- [Work to complete]:
Exactly as written, retype the listing below, omitting the pictures.

- [Source data]:

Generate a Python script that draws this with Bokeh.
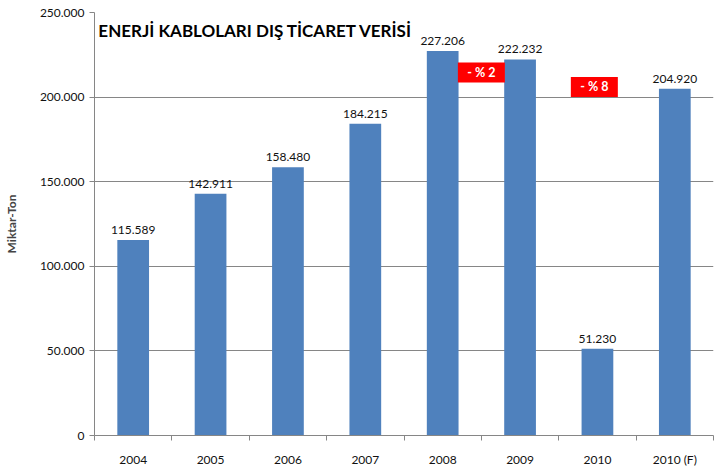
from bokeh.plotting import figure
from bokeh.models import ColumnDataSource, FixedTicker, CustomJSTickFormatter, Range1d, Label
from bokeh.core.properties import value
from bokeh.embed import file_html
from bokeh.resources import INLINE

categories = ["2004", "2005", "2006", "2007", "2008", "2009", "2010", "2010 (F)"]
amounts = [115589, 142911, 158480, 184215, 227206, 222232, 51230, 204920]
amount_labels = ["115.589", "142.911", "158.480", "184.215", "227.206", "222.232", "51.230", "204.920"]
y_ticks = [0, 50000, 100000, 150000, 200000, 250000]
change_texts = ["- % 2", "- % 8"]
change_x = [5.0, 6.46]
change_y = [214500, 206000]

FONT = "Lato"
xs = [i + 0.5 for i in range(len(categories))]
src = ColumnDataSource(dict(x=xs, top=amounts, lab=amount_labels))

p = figure(width=720, height=473, output_backend="svg", toolbar_location=None,
           x_range=Range1d(0, len(categories)), y_range=Range1d(0, 250000),
           min_border_left=89, min_border_right=7, min_border_top=12, min_border_bottom=38)
p.outline_line_color = None
p.background_fill_color = "white"
p.border_fill_color = "white"

p.vbar(x="x", top="top", width=0.41, source=src, fill_color="#4F81BD", line_color=None)
p.text(x="x", y="top", text="lab", source=src, text_align="center", text_baseline="bottom",
       y_offset=-6, text_font=value(FONT), text_font_size="12px", text_color="#111111")

# change annotations
csrc = ColumnDataSource(dict(x=change_x, y=change_y, t=change_texts))
p.rect(x="x", y="y", width=47, height=20, width_units="screen", height_units="screen",
       source=csrc, fill_color="#FF0000", line_color=None)
p.text(x="x", y="y", text="t", source=csrc, text_align="center", text_baseline="middle",
       text_font=value(FONT), text_font_style="bold", text_font_size="12.5px", text_color="white")

# title
p.add_layout(Label(x=0.05, y=245500, text="ENERJİ KABLOLARI  DIŞ TİCARET VERİSİ",
                   text_font=FONT, text_font_style="bold", text_font_size="17px",
                   text_baseline="top", text_color="black"))

# y axis
p.yaxis.ticker = FixedTicker(ticks=y_ticks)
p.yaxis.formatter = CustomJSTickFormatter(code="""
return Math.round(tick).toString().replace(/\\B(?=(\\d{3})+(?!\\d))/g, ".");
""")
p.yaxis.axis_label = "Miktar-Ton"
p.yaxis.axis_label_text_font = FONT
p.yaxis.axis_label_text_font_style = "bold"
p.yaxis.axis_label_text_font_size = "12px"
p.yaxis.axis_label_standoff = 18
p.yaxis.major_label_text_font = FONT
p.yaxis.major_label_text_font_size = "12px"
p.yaxis.major_label_text_color = "#111111"
p.yaxis.major_tick_out = 5
p.yaxis.major_tick_in = 0
p.yaxis.minor_tick_out = 0
p.yaxis.minor_tick_in = 0
p.yaxis.axis_line_color = "#868686"
p.yaxis.major_tick_line_color = "#868686"
p.yaxis.major_label_standoff = 5

# x axis
p.xaxis.ticker = FixedTicker(ticks=xs, minor_ticks=list(range(len(categories) + 1)))
p.xaxis.formatter = CustomJSTickFormatter(args=dict(labels=categories),
                                          code="return labels[Math.floor(tick)];")
p.xaxis.major_label_text_font = FONT
p.xaxis.major_label_text_font_size = "12px"
p.xaxis.major_label_text_color = "#111111"
p.xaxis.major_tick_out = 0
p.xaxis.major_tick_in = 0
p.xaxis.minor_tick_out = 5
p.xaxis.minor_tick_in = 0
p.xaxis.minor_tick_line_color = "#868686"
p.xaxis.axis_line_color = "#868686"
p.xaxis.major_label_standoff = 11

p.xgrid.grid_line_color = None
p.ygrid.ticker = FixedTicker(ticks=y_ticks)
p.ygrid.grid_line_color = "#868686"
p.ygrid.grid_line_width = 1

open("out.html", "w").write(file_html(p, INLINE))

- [Solution to this exercise]:
Generate a Python script that draws this with Bokeh.
from bokeh.plotting import figure
from bokeh.models import ColumnDataSource, FixedTicker, CustomJSTickFormatter, Range1d, Label
from bokeh.core.properties import value
from bokeh.embed import file_html
from bokeh.resources import INLINE

categories = ["2004", "2005", "2006", "2007", "2008", "2009", "2010", "2010 (F)"]
amounts = [115589, 142911, 158480, 184215, 227206, 222232, 51230, 204920]
amount_labels = ["115.589", "142.911", "158.480", "184.215", "227.206", "222.232", "51.230", "204.920"]
y_ticks = [0, 50000, 100000, 150000, 200000, 250000]
change_texts = ["- % 2", "- % 8"]
change_x = [5.0, 6.46]
change_y = [214500, 206000]

FONT = "Lato"
xs = [i + 0.5 for i in range(len(categories))]
src = ColumnDataSource(dict(x=xs, top=amounts, lab=amount_labels))

p = figure(width=720, height=473, output_backend="svg", toolbar_location=None,
           x_range=Range1d(0, len(categories)), y_range=Range1d(0, 250000),
           min_border_left=89, min_border_right=7, min_border_top=12, min_border_bottom=38)
p.outline_line_color = None
p.background_fill_color = "white"
p.border_fill_color = "white"

p.vbar(x="x", top="top", width=0.41, source=src, fill_color="#4F81BD", line_color=None)
p.text(x="x", y="top", text="lab", source=src, text_align="center", text_baseline="bottom",
       y_offset=-6, text_font=value(FONT), text_font_size="12px", text_color="#111111")

# change annotations
csrc = ColumnDataSource(dict(x=change_x, y=change_y, t=change_texts))
p.rect(x="x", y="y", width=47, height=20, width_units="screen", height_units="screen",
       source=csrc, fill_color="#FF0000", line_color=None)
p.text(x="x", y="y", text="t", source=csrc, text_align="center", text_baseline="middle",
       text_font=value(FONT), text_font_style="bold", text_font_size="12.5px", text_color="white")

# title
p.add_layout(Label(x=0.05, y=245500, text="ENERJİ KABLOLARI  DIŞ TİCARET VERİSİ",
                   text_font=FONT, text_font_style="bold", text_font_size="17px",
                   text_baseline="top", text_color="black"))

# y axis
p.yaxis.ticker = FixedTicker(ticks=y_ticks)
p.yaxis.formatter = CustomJSTickFormatter(code="""
return Math.round(tick).toString().replace(/\\B(?=(\\d{3})+(?!\\d))/g, ".");
""")
p.yaxis.axis_label = "Miktar-Ton"
p.yaxis.axis_label_text_font = FONT
p.yaxis.axis_label_text_font_style = "bold"
p.yaxis.axis_label_text_font_size = "12px"
p.yaxis.axis_label_standoff = 18
p.yaxis.major_label_text_font = FONT
p.yaxis.major_label_text_font_size = "12px"
p.yaxis.major_label_text_color = "#111111"
p.yaxis.major_tick_out = 5
p.yaxis.major_tick_in = 0
p.yaxis.minor_tick_out = 0
p.yaxis.minor_tick_in = 0
p.yaxis.axis_line_color = "#868686"
p.yaxis.major_tick_line_color = "#868686"
p.yaxis.major_label_standoff = 5

# x axis
p.xaxis.ticker = FixedTicker(ticks=xs, minor_ticks=list(range(len(categories) + 1)))
p.xaxis.formatter = CustomJSTickFormatter(args=dict(labels=categories),
                                          code="return labels[Math.floor(tick)];")
p.xaxis.major_label_text_font = FONT
p.xaxis.major_label_text_font_size = "12px"
p.xaxis.major_label_text_color = "#111111"
p.xaxis.major_tick_out = 0
p.xaxis.major_tick_in = 0
p.xaxis.minor_tick_out = 5
p.xaxis.minor_tick_in = 0
p.xaxis.minor_tick_line_color = "#868686"
p.xaxis.axis_line_color = "#868686"
p.xaxis.major_label_standoff = 11

p.xgrid.grid_line_color = None
p.ygrid.ticker = FixedTicker(ticks=y_ticks)
p.ygrid.grid_line_color = "#868686"
p.ygrid.grid_line_width = 1

open("out.html", "w").write(file_html(p, INLINE))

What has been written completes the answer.